The shock need not stop there. Global supply chains, already fragile, would absorb higher freight costs. Emerging markets would see capital volatility. Energy-importing nations in Asia and Europe would scramble for alternatives, tightening competition for supply and driving hard bargains.
Danger of a region ringed by US bases
Iran has signalled that US bases are legitimate targets. The American military footprint across Bahrain, Qatar, Kuwait, the UAE, Iraq and Saudi Arabia forms the backbone of US deterrence in the Gulf. Any direct strike on these installations would transform a bilateral confrontation into a regional war.
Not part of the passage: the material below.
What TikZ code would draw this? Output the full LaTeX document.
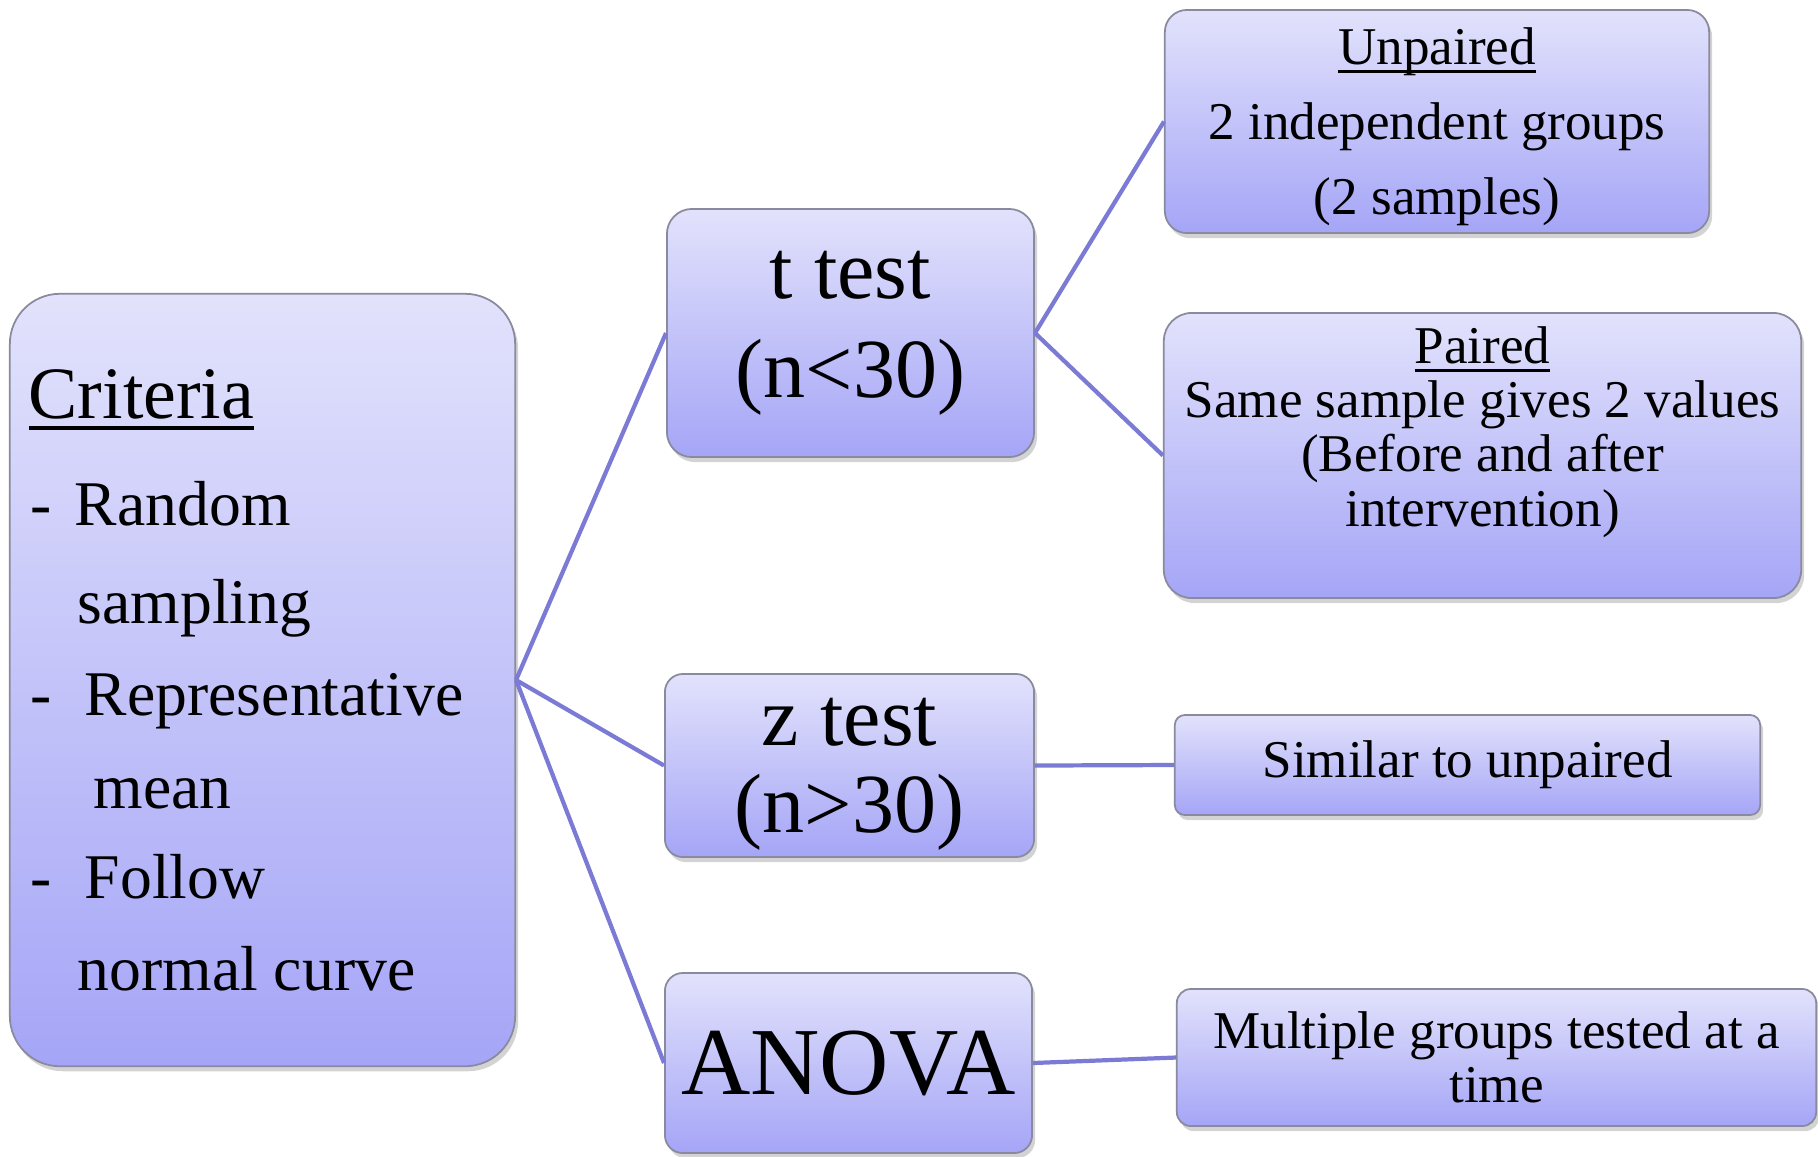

Retaliation need not be symmetrical. Iran can leverage missile strikes, cyber warfare, proxy militias and maritime disruption. Even calibrated attacks could spook markets and trigger counterstrikes. The real danger of massive escalation is that any single miscalculation, particularly involving American casualties, could cause things to spiral rapidly.
Indian tightrope walk
For New Delhi, the crisis is both strategic and humanitarian. Over 10 million Indians live and work across West Asia. Advisories are a first step; evacuation under fire would be exponentially harder. India must also balance its strategic partnerships, strong ties with Israel, energy dependence on Gulf monarchies, and connectivity interests with Iran. A prolonged war narrows diplomatic space, forcing India into careful neutrality while safeguarding energy flows and diaspora safety.
The larger risk
If regime change becomes an openly declared war aim, the implications extend beyond Iran. Regional states may accelerate military modernization or nuclear hedging. Non-proliferation norms weaken. Great-power rivalry deepens.
Wars launched with maximalist goals rarely end cleanly. If Tehran survives, it claims defiance. If it falls, instability could follow. Either way, the region enters prolonged turbulence.
For India and the world, the warning is really stark-- escalation in West Asia rarely remains contained. When survival is the objective, restraint fades. What begins as a strike can become a systemic shock — to energy markets, regional stability and the fragile global order.